Limit of $\frac{\frac{(\sqrt{n}+n-1)!}{(\sqrt{n})!(n-1)!}}{2^{\sqrt{n}}}$ as $n \rightarrow \infty$. I'm trying to show $$\lim_{n \rightarrow \infty} \frac{\frac{(\sqrt{n}+n-1)!}{(\sqrt{n})!(n-1)!}}{2^{\sqrt{n}}} = \infty$$ as wolfram says it should. But can't seem to get it.

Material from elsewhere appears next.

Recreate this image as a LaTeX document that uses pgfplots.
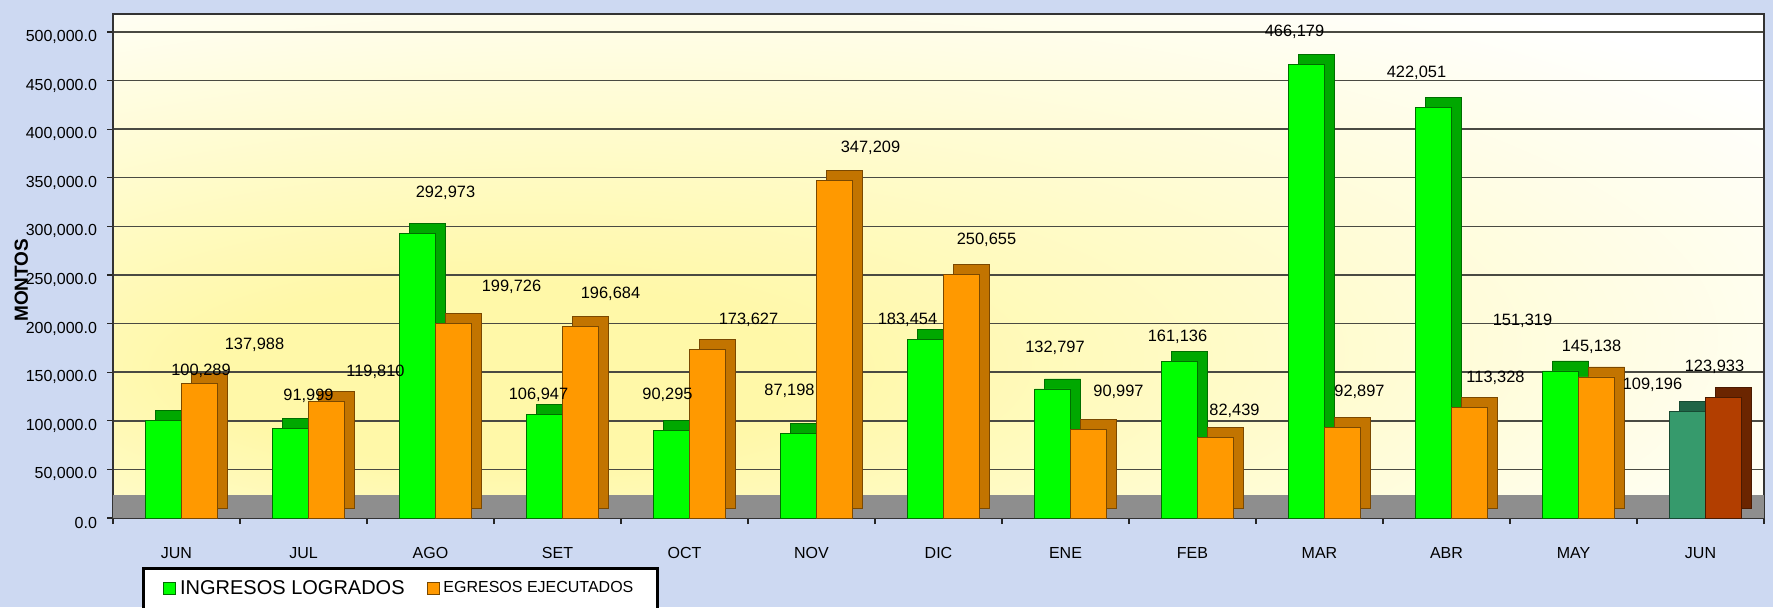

This is what I've tried so far:
$$\begin{align}\frac{1}{2^{\sqrt{n}}}\frac{(\sqrt{n}+n-1)!}{(\sqrt{n})!(n-1)!} & =  \frac{1}{2^{\sqrt{n}}}\frac{[\prod_{i=1}^{n-1} (\sqrt{n}+i)](\sqrt{n})!}{(\sqrt{n})!(n-1)!} \\ &= \frac{1}{2^{\sqrt{n}}} \frac{\prod_{i=1}^{n-1} (\sqrt{n}+i)}{(n-1)!}\end{align}.$$
But I'm not sure where to go from here.
 A: Without Stirling's approximation, we can do the following:
let $p \le \sqrt n \le p+1$ Then
$$\lim_{n \rightarrow \infty} \frac{\frac{(\sqrt{n}+n-1)!}{(\sqrt{n})!(n-1)!}}{2^{\sqrt{n}}} > \lim_{n \rightarrow \infty} \frac{\frac{(p+n-1)!}{(p+1)!(n-1)!}}{2^{\sqrt{n}}}= \lim_{n, p \rightarrow \infty} \frac{n\cdot (n+1) \cdot ... \cdot(n+p-1)}{2^{p+1}(p+1)!} > $$ $$\lim_{p \rightarrow \infty} \frac{p^2\cdot (p^2+1) \cdot ... \cdot(p^2+p-1)}{2^{p+1}(p+1)!} > \lim_{p \rightarrow \infty} \frac{(p^2-1)^{p}}{2^{p+1}(p+1)^{p+1}}=\lim_{p \rightarrow \infty} \frac{(p-1)^{p}}{2^{p+1}(p+1)}=\infty$$
A: $$a_n=\frac{1}{2^{\sqrt{n}}}\frac{(\sqrt{n}+n-1)!}{(\sqrt{n})!(n-1)!}$$ Take logarithms
$$\log(a_n)=-\sqrt n \log(2)+\log((\sqrt{n}+n-1)!)-\log((\sqrt{n})!)-\log((n-1)!)$$ Use three times Stirling approximation and continue with Taylor series
$$\log(a_n)=\sqrt{n} \left(\log \left(\frac{\sqrt{n}}{2}\right)+1\right)+\frac{1}{4}
   \left(2-\log \left(4 \pi ^2 n\right)\right)+O\left(\frac{1}{\sqrt n}\right)$$
So, $ \log(a_n)\to \infty$